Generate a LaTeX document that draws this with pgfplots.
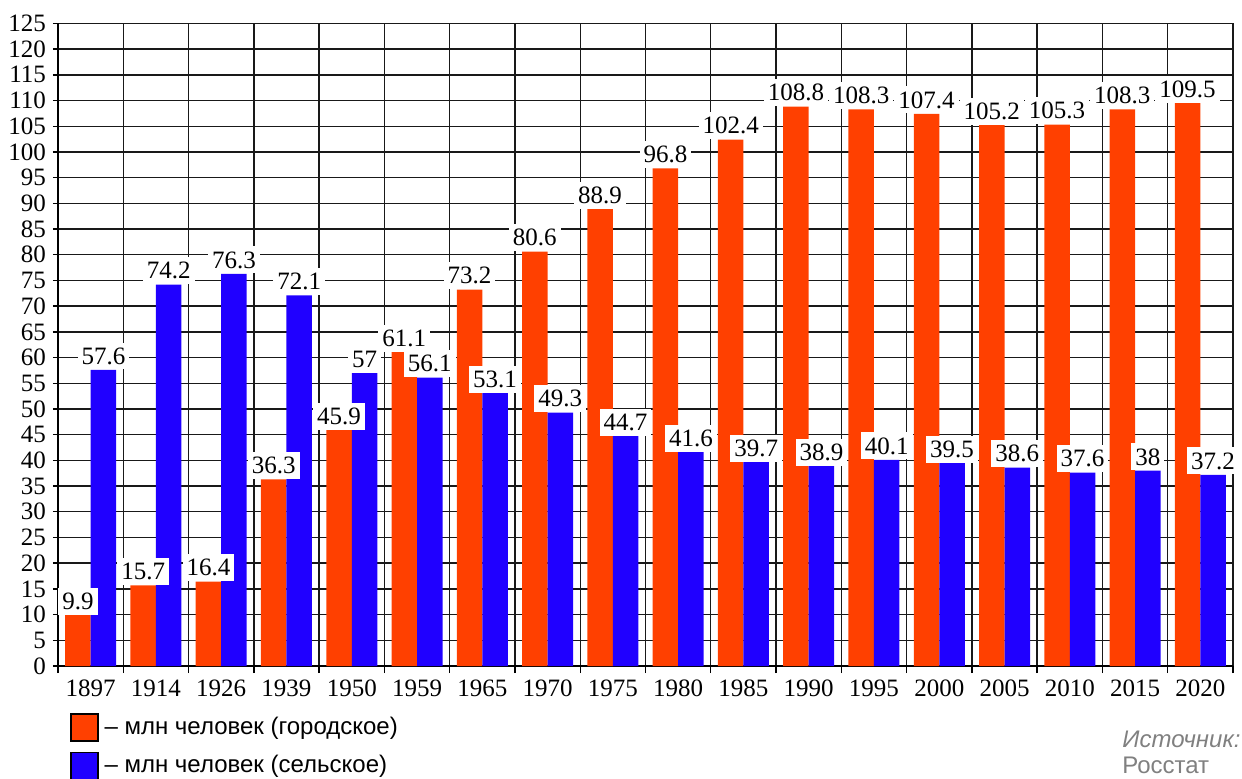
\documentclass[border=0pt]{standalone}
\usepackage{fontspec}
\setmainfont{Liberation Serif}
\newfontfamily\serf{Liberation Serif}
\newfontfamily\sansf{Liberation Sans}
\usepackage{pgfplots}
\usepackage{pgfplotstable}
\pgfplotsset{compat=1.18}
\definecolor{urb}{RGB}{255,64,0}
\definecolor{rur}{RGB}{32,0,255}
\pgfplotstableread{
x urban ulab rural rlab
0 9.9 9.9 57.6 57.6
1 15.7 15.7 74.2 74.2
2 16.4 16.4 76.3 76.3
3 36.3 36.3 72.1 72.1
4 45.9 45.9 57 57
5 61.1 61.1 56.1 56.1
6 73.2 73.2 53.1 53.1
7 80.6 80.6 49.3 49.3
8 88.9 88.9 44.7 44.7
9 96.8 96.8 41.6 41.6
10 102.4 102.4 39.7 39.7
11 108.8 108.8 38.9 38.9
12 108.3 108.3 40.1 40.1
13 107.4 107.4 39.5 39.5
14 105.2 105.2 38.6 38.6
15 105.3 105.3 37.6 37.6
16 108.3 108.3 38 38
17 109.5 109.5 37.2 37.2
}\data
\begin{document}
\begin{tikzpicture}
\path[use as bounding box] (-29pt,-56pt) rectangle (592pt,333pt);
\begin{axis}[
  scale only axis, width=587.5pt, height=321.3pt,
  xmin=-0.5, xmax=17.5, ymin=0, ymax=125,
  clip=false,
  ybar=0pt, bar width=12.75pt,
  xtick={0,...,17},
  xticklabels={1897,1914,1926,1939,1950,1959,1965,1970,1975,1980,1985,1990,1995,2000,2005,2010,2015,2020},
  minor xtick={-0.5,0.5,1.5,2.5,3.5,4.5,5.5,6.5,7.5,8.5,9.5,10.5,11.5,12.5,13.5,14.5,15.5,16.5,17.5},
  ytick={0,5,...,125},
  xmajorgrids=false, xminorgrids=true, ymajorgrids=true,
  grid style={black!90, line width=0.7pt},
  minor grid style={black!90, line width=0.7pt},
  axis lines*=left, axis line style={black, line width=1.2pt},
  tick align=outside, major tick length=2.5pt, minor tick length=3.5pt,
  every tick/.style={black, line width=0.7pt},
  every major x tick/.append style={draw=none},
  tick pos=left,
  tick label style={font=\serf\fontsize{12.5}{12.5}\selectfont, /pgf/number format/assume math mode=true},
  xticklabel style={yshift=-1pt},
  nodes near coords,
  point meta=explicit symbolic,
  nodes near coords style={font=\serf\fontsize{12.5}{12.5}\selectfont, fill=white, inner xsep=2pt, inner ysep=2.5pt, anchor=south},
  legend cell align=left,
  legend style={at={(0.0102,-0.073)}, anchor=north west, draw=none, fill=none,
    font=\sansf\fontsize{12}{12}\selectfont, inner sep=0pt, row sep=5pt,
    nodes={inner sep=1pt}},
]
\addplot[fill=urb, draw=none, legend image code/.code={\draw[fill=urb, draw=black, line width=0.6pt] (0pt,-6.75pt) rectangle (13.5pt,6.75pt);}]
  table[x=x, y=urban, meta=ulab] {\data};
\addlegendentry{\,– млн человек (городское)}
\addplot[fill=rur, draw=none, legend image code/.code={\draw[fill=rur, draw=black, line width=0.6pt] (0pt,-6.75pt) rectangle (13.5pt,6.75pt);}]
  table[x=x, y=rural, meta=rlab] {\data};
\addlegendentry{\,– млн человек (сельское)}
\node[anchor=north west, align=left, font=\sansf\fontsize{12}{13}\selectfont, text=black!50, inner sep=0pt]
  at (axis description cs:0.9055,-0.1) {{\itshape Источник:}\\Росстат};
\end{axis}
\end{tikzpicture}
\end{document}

PROBLEM DETAILS:
Take the listing above and print it exactly, apart from the pictures.

WRITTEN ANSWER:
Generate a LaTeX document that draws this with pgfplots.
\documentclass[border=0pt]{standalone}
\usepackage{fontspec}
\setmainfont{Liberation Serif}
\newfontfamily\serf{Liberation Serif}
\newfontfamily\sansf{Liberation Sans}
\usepackage{pgfplots}
\usepackage{pgfplotstable}
\pgfplotsset{compat=1.18}
\definecolor{urb}{RGB}{255,64,0}
\definecolor{rur}{RGB}{32,0,255}
\pgfplotstableread{
x urban ulab rural rlab
0 9.9 9.9 57.6 57.6
1 15.7 15.7 74.2 74.2
2 16.4 16.4 76.3 76.3
3 36.3 36.3 72.1 72.1
4 45.9 45.9 57 57
5 61.1 61.1 56.1 56.1
6 73.2 73.2 53.1 53.1
7 80.6 80.6 49.3 49.3
8 88.9 88.9 44.7 44.7
9 96.8 96.8 41.6 41.6
10 102.4 102.4 39.7 39.7
11 108.8 108.8 38.9 38.9
12 108.3 108.3 40.1 40.1
13 107.4 107.4 39.5 39.5
14 105.2 105.2 38.6 38.6
15 105.3 105.3 37.6 37.6
16 108.3 108.3 38 38
17 109.5 109.5 37.2 37.2
}\data
\begin{document}
\begin{tikzpicture}
\path[use as bounding box] (-29pt,-56pt) rectangle (592pt,333pt);
\begin{axis}[
  scale only axis, width=587.5pt, height=321.3pt,
  xmin=-0.5, xmax=17.5, ymin=0, ymax=125,
  clip=false,
  ybar=0pt, bar width=12.75pt,
  xtick={0,...,17},
  xticklabels={1897,1914,1926,1939,1950,1959,1965,1970,1975,1980,1985,1990,1995,2000,2005,2010,2015,2020},
  minor xtick={-0.5,0.5,1.5,2.5,3.5,4.5,5.5,6.5,7.5,8.5,9.5,10.5,11.5,12.5,13.5,14.5,15.5,16.5,17.5},
  ytick={0,5,...,125},
  xmajorgrids=false, xminorgrids=true, ymajorgrids=true,
  grid style={black!90, line width=0.7pt},
  minor grid style={black!90, line width=0.7pt},
  axis lines*=left, axis line style={black, line width=1.2pt},
  tick align=outside, major tick length=2.5pt, minor tick length=3.5pt,
  every tick/.style={black, line width=0.7pt},
  every major x tick/.append style={draw=none},
  tick pos=left,
  tick label style={font=\serf\fontsize{12.5}{12.5}\selectfont, /pgf/number format/assume math mode=true},
  xticklabel style={yshift=-1pt},
  nodes near coords,
  point meta=explicit symbolic,
  nodes near coords style={font=\serf\fontsize{12.5}{12.5}\selectfont, fill=white, inner xsep=2pt, inner ysep=2.5pt, anchor=south},
  legend cell align=left,
  legend style={at={(0.0102,-0.073)}, anchor=north west, draw=none, fill=none,
    font=\sansf\fontsize{12}{12}\selectfont, inner sep=0pt, row sep=5pt,
    nodes={inner sep=1pt}},
]
\addplot[fill=urb, draw=none, legend image code/.code={\draw[fill=urb, draw=black, line width=0.6pt] (0pt,-6.75pt) rectangle (13.5pt,6.75pt);}]
  table[x=x, y=urban, meta=ulab] {\data};
\addlegendentry{\,– млн человек (городское)}
\addplot[fill=rur, draw=none, legend image code/.code={\draw[fill=rur, draw=black, line width=0.6pt] (0pt,-6.75pt) rectangle (13.5pt,6.75pt);}]
  table[x=x, y=rural, meta=rlab] {\data};
\addlegendentry{\,– млн человек (сельское)}
\node[anchor=north west, align=left, font=\sansf\fontsize{12}{13}\selectfont, text=black!50, inner sep=0pt]
  at (axis description cs:0.9055,-0.1) {{\itshape Источник:}\\Росстат};
\end{axis}
\end{tikzpicture}
\end{document}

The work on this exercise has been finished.